[start]
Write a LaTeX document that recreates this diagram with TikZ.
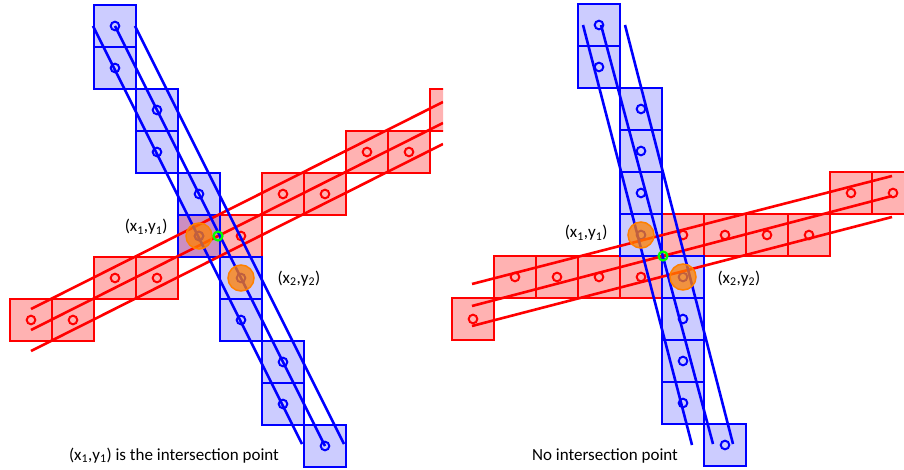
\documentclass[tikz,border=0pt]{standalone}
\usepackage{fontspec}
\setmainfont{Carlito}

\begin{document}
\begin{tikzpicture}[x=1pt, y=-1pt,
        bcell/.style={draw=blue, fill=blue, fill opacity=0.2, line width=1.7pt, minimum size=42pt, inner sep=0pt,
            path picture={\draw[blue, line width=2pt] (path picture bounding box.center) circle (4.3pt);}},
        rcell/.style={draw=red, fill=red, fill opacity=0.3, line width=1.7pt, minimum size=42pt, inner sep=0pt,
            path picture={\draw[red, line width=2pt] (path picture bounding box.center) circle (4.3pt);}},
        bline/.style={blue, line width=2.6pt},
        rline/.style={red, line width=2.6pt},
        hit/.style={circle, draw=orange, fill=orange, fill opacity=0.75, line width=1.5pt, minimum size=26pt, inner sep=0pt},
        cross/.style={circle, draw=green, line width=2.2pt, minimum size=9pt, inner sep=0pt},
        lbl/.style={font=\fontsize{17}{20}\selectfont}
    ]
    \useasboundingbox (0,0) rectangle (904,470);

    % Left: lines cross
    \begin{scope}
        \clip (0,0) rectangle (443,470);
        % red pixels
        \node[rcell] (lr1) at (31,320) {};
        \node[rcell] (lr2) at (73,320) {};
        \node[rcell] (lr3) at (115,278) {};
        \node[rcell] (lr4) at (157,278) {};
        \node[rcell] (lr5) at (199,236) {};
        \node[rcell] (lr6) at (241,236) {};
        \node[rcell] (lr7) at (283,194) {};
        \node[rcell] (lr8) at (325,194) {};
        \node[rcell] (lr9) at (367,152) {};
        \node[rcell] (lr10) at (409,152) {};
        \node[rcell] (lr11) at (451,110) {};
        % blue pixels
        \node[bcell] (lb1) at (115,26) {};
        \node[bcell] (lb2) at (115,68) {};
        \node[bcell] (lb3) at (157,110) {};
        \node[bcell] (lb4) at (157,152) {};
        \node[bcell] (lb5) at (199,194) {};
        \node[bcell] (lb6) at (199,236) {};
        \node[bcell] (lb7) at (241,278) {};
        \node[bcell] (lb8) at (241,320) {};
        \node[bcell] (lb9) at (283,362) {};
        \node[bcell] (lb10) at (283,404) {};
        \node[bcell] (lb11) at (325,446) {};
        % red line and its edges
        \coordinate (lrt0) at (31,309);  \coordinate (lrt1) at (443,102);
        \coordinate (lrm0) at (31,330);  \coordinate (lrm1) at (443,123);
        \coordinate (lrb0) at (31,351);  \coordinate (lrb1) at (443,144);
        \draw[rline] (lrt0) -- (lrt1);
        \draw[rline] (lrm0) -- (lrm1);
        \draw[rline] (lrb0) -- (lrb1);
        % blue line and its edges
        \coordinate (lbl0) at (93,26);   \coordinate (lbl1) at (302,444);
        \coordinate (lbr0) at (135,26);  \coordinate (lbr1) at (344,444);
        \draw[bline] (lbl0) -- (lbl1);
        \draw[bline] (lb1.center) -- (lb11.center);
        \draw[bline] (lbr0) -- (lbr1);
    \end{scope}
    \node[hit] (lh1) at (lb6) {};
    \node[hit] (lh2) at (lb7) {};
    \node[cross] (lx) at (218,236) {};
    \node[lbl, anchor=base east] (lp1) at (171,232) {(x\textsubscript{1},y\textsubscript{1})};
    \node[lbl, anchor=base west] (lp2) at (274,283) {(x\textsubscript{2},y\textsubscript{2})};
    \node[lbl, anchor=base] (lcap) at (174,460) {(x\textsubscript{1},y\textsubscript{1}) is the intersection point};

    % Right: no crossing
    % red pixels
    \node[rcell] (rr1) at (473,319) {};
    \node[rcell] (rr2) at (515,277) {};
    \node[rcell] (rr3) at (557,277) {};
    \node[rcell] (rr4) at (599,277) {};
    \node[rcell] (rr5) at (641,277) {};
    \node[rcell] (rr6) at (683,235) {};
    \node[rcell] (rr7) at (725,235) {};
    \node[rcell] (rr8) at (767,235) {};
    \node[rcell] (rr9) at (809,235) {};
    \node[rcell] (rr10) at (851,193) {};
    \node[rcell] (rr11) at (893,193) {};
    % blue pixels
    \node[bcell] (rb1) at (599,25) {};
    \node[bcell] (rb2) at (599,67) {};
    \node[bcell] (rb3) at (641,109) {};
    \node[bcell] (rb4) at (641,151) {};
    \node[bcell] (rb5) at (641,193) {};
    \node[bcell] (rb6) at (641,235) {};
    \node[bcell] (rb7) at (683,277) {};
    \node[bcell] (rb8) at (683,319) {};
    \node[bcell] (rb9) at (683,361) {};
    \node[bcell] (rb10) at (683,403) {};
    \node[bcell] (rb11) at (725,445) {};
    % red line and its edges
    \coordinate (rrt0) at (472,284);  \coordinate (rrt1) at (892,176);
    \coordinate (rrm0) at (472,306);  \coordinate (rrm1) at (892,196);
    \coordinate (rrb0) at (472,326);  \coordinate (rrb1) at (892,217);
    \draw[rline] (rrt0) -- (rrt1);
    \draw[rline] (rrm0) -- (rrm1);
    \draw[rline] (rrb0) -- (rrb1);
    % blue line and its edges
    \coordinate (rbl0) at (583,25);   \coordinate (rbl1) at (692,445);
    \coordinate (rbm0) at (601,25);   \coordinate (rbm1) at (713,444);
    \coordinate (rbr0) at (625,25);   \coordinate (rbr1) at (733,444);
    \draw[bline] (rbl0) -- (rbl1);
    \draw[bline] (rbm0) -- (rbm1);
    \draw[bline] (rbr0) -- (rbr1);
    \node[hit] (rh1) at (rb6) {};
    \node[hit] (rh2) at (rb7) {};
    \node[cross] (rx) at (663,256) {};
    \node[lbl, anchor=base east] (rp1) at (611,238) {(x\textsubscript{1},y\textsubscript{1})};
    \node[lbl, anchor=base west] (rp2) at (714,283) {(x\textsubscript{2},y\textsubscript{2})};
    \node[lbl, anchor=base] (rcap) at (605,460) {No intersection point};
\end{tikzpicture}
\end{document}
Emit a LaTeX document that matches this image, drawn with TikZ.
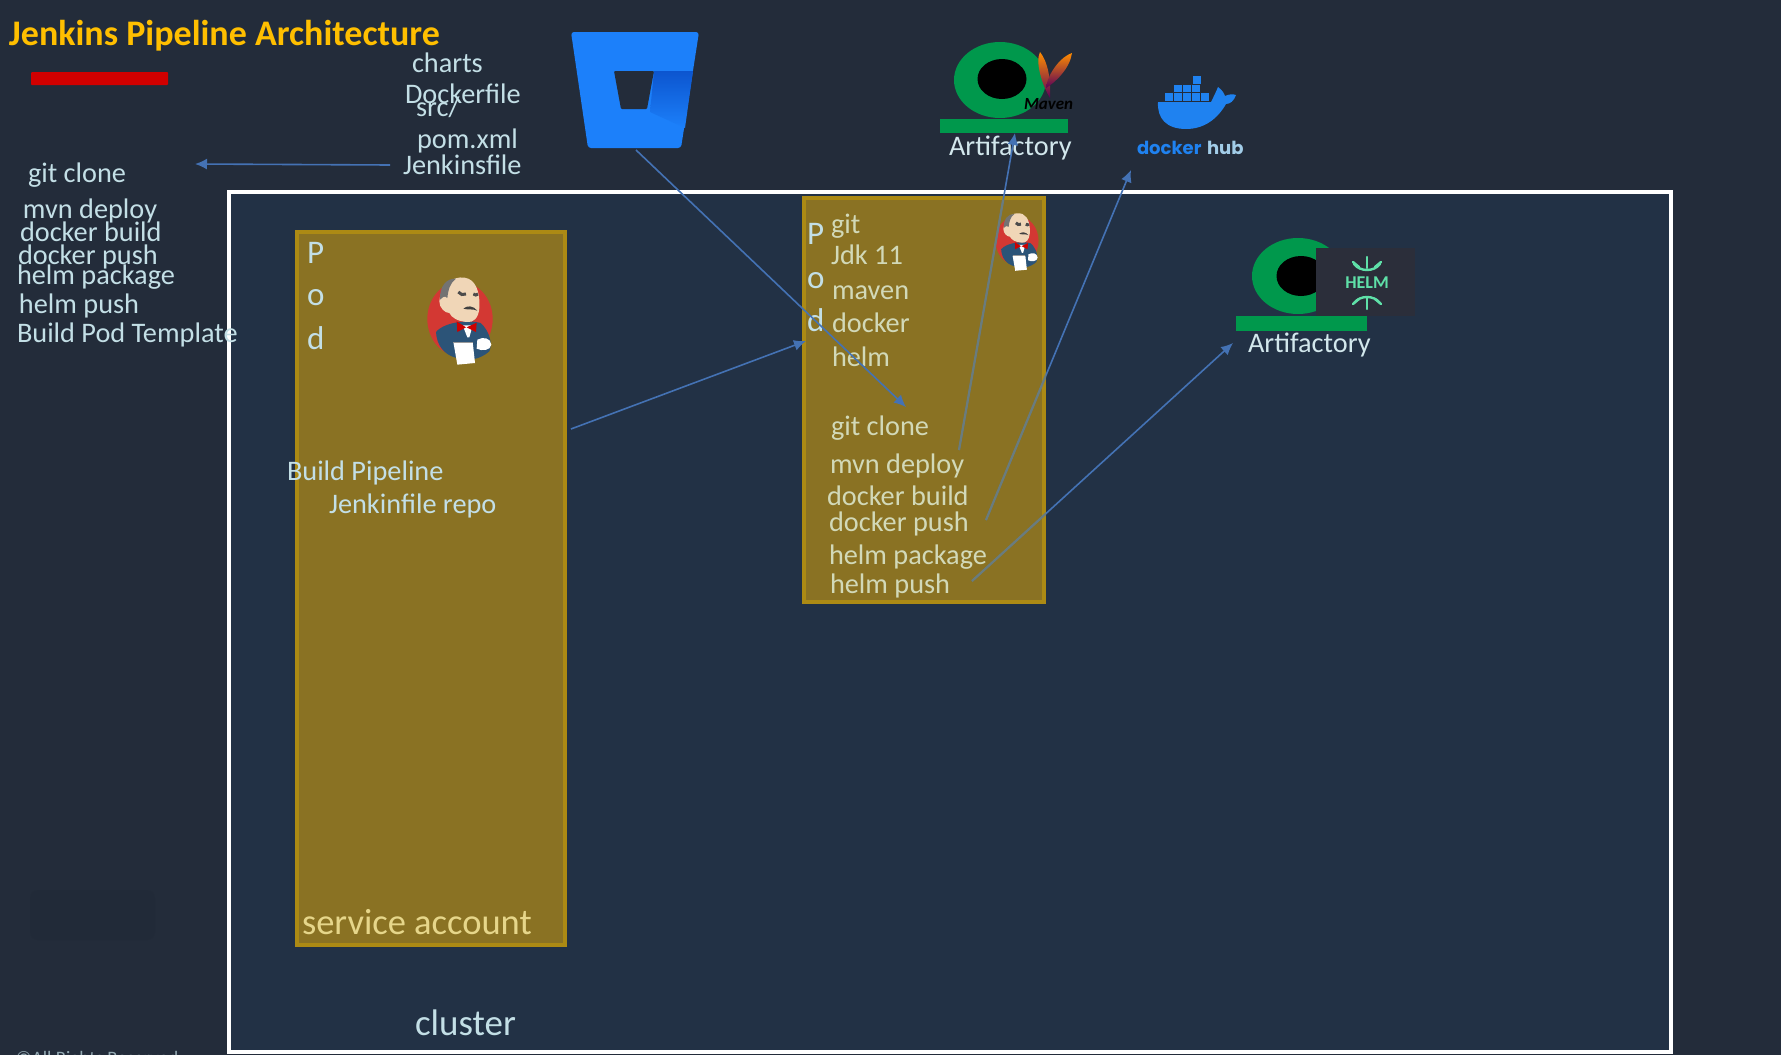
[end]
-- What this task involves --
Transcribe the entries above verbatim, omitting their pictures.

-- The answer --
Write a LaTeX document that recreates this diagram with TikZ.
\documentclass[tikz,border=0pt]{standalone}
\usepackage{fontspec}
\setmainfont{Carlito}

\begin{document}
\begin{tikzpicture}[x=1pt, y=-1pt,
        bcell/.style={draw=blue, fill=blue, fill opacity=0.2, line width=1.7pt, minimum size=42pt, inner sep=0pt,
            path picture={\draw[blue, line width=2pt] (path picture bounding box.center) circle (4.3pt);}},
        rcell/.style={draw=red, fill=red, fill opacity=0.3, line width=1.7pt, minimum size=42pt, inner sep=0pt,
            path picture={\draw[red, line width=2pt] (path picture bounding box.center) circle (4.3pt);}},
        bline/.style={blue, line width=2.6pt},
        rline/.style={red, line width=2.6pt},
        hit/.style={circle, draw=orange, fill=orange, fill opacity=0.75, line width=1.5pt, minimum size=26pt, inner sep=0pt},
        cross/.style={circle, draw=green, line width=2.2pt, minimum size=9pt, inner sep=0pt},
        lbl/.style={font=\fontsize{17}{20}\selectfont}
    ]
    \useasboundingbox (0,0) rectangle (904,470);

    % Left: lines cross
    \begin{scope}
        \clip (0,0) rectangle (443,470);
        % red pixels
        \node[rcell] (lr1) at (31,320) {};
        \node[rcell] (lr2) at (73,320) {};
        \node[rcell] (lr3) at (115,278) {};
        \node[rcell] (lr4) at (157,278) {};
        \node[rcell] (lr5) at (199,236) {};
        \node[rcell] (lr6) at (241,236) {};
        \node[rcell] (lr7) at (283,194) {};
        \node[rcell] (lr8) at (325,194) {};
        \node[rcell] (lr9) at (367,152) {};
        \node[rcell] (lr10) at (409,152) {};
        \node[rcell] (lr11) at (451,110) {};
        % blue pixels
        \node[bcell] (lb1) at (115,26) {};
        \node[bcell] (lb2) at (115,68) {};
        \node[bcell] (lb3) at (157,110) {};
        \node[bcell] (lb4) at (157,152) {};
        \node[bcell] (lb5) at (199,194) {};
        \node[bcell] (lb6) at (199,236) {};
        \node[bcell] (lb7) at (241,278) {};
        \node[bcell] (lb8) at (241,320) {};
        \node[bcell] (lb9) at (283,362) {};
        \node[bcell] (lb10) at (283,404) {};
        \node[bcell] (lb11) at (325,446) {};
        % red line and its edges
        \coordinate (lrt0) at (31,309);  \coordinate (lrt1) at (443,102);
        \coordinate (lrm0) at (31,330);  \coordinate (lrm1) at (443,123);
        \coordinate (lrb0) at (31,351);  \coordinate (lrb1) at (443,144);
        \draw[rline] (lrt0) -- (lrt1);
        \draw[rline] (lrm0) -- (lrm1);
        \draw[rline] (lrb0) -- (lrb1);
        % blue line and its edges
        \coordinate (lbl0) at (93,26);   \coordinate (lbl1) at (302,444);
        \coordinate (lbr0) at (135,26);  \coordinate (lbr1) at (344,444);
        \draw[bline] (lbl0) -- (lbl1);
        \draw[bline] (lb1.center) -- (lb11.center);
        \draw[bline] (lbr0) -- (lbr1);
    \end{scope}
    \node[hit] (lh1) at (lb6) {};
    \node[hit] (lh2) at (lb7) {};
    \node[cross] (lx) at (218,236) {};
    \node[lbl, anchor=base east] (lp1) at (171,232) {(x\textsubscript{1},y\textsubscript{1})};
    \node[lbl, anchor=base west] (lp2) at (274,283) {(x\textsubscript{2},y\textsubscript{2})};
    \node[lbl, anchor=base] (lcap) at (174,460) {(x\textsubscript{1},y\textsubscript{1}) is the intersection point};

    % Right: no crossing
    % red pixels
    \node[rcell] (rr1) at (473,319) {};
    \node[rcell] (rr2) at (515,277) {};
    \node[rcell] (rr3) at (557,277) {};
    \node[rcell] (rr4) at (599,277) {};
    \node[rcell] (rr5) at (641,277) {};
    \node[rcell] (rr6) at (683,235) {};
    \node[rcell] (rr7) at (725,235) {};
    \node[rcell] (rr8) at (767,235) {};
    \node[rcell] (rr9) at (809,235) {};
    \node[rcell] (rr10) at (851,193) {};
    \node[rcell] (rr11) at (893,193) {};
    % blue pixels
    \node[bcell] (rb1) at (599,25) {};
    \node[bcell] (rb2) at (599,67) {};
    \node[bcell] (rb3) at (641,109) {};
    \node[bcell] (rb4) at (641,151) {};
    \node[bcell] (rb5) at (641,193) {};
    \node[bcell] (rb6) at (641,235) {};
    \node[bcell] (rb7) at (683,277) {};
    \node[bcell] (rb8) at (683,319) {};
    \node[bcell] (rb9) at (683,361) {};
    \node[bcell] (rb10) at (683,403) {};
    \node[bcell] (rb11) at (725,445) {};
    % red line and its edges
    \coordinate (rrt0) at (472,284);  \coordinate (rrt1) at (892,176);
    \coordinate (rrm0) at (472,306);  \coordinate (rrm1) at (892,196);
    \coordinate (rrb0) at (472,326);  \coordinate (rrb1) at (892,217);
    \draw[rline] (rrt0) -- (rrt1);
    \draw[rline] (rrm0) -- (rrm1);
    \draw[rline] (rrb0) -- (rrb1);
    % blue line and its edges
    \coordinate (rbl0) at (583,25);   \coordinate (rbl1) at (692,445);
    \coordinate (rbm0) at (601,25);   \coordinate (rbm1) at (713,444);
    \coordinate (rbr0) at (625,25);   \coordinate (rbr1) at (733,444);
    \draw[bline] (rbl0) -- (rbl1);
    \draw[bline] (rbm0) -- (rbm1);
    \draw[bline] (rbr0) -- (rbr1);
    \node[hit] (rh1) at (rb6) {};
    \node[hit] (rh2) at (rb7) {};
    \node[cross] (rx) at (663,256) {};
    \node[lbl, anchor=base east] (rp1) at (611,238) {(x\textsubscript{1},y\textsubscript{1})};
    \node[lbl, anchor=base west] (rp2) at (714,283) {(x\textsubscript{2},y\textsubscript{2})};
    \node[lbl, anchor=base] (rcap) at (605,460) {No intersection point};
\end{tikzpicture}
\end{document}
Emit a LaTeX document that matches this image, drawn with TikZ.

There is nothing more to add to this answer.